US lawmakers probe USFDAs inspection in India and China where they found many variations in inspection outcomes. In a new letter to Food and Drug Administration (FDA) Commissioner Robert Califf, House Energy and Commerce Committee Chair Cathy McMorris Rodgers, Subcommittee on Health Chair Brett Guthrie, and Subcommittee on Oversight and Investigations Chair Morgan Griffith are pressing for more information regarding the agency’s foreign drug inspection program.
Members discuss the Committee’s analysis of FDA inspection outcomes in India and China from January 2014 to April 2024, limiting its review to inspectors with ten or more inspections in either China or India.
The results of this analysis were surprising, revealing tremendous variation in inspection outcomes. Some FDA inspectors found compliance issues during all or almost all of their inspections. Other inspectors rarely reported finding a single compliance issue. Two inspectors never found a single compliance issue over the course of a combined 24 inspections in India.
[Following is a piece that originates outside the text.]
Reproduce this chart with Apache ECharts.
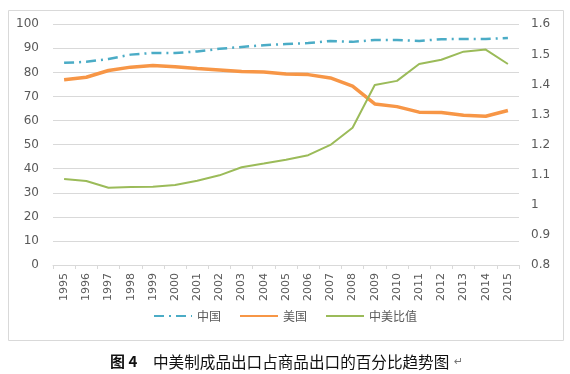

Another inspector found zero compliance issues in 20 out of 23 inspections (85 percent) in China while finding compliance issues with almost half of domestic inspections during the same period. These are unusual inspection outcomes, the opposite of what would be expected given the widely reported failures in quality control and lack of adherence to current good manufacturing techniques by drug manufacturing facilities in China and India.
By contrast, 16 FDA inspectors, with over 325 inspections collectively in India, found compliance issues during every inspection they conducted. As a measure of what a pattern of rigorous inspections should look like, the Committee reviewed the inspection outcomes for 3 FDA inspectors with professional reputations for thoroughness who also had at least 10 inspections in China or India during the studied time period. These expert inspectors reported finding no compliance issues during inspections in China at a rate of only 6.7 to 11.4 percent and at a rate of zero to 9.5 percent in India.
The committee also sought to detail the FDA’s understanding for why the rates of Warning Letters and OAI classification for facilities in Asia Pacific China and India have dropped since the COVID- 19 pandemic. As part of the agency’s response, please identify the number of inspections where the initial findings of an inspector were downgraded by FDA personnel who were not present for the inspection.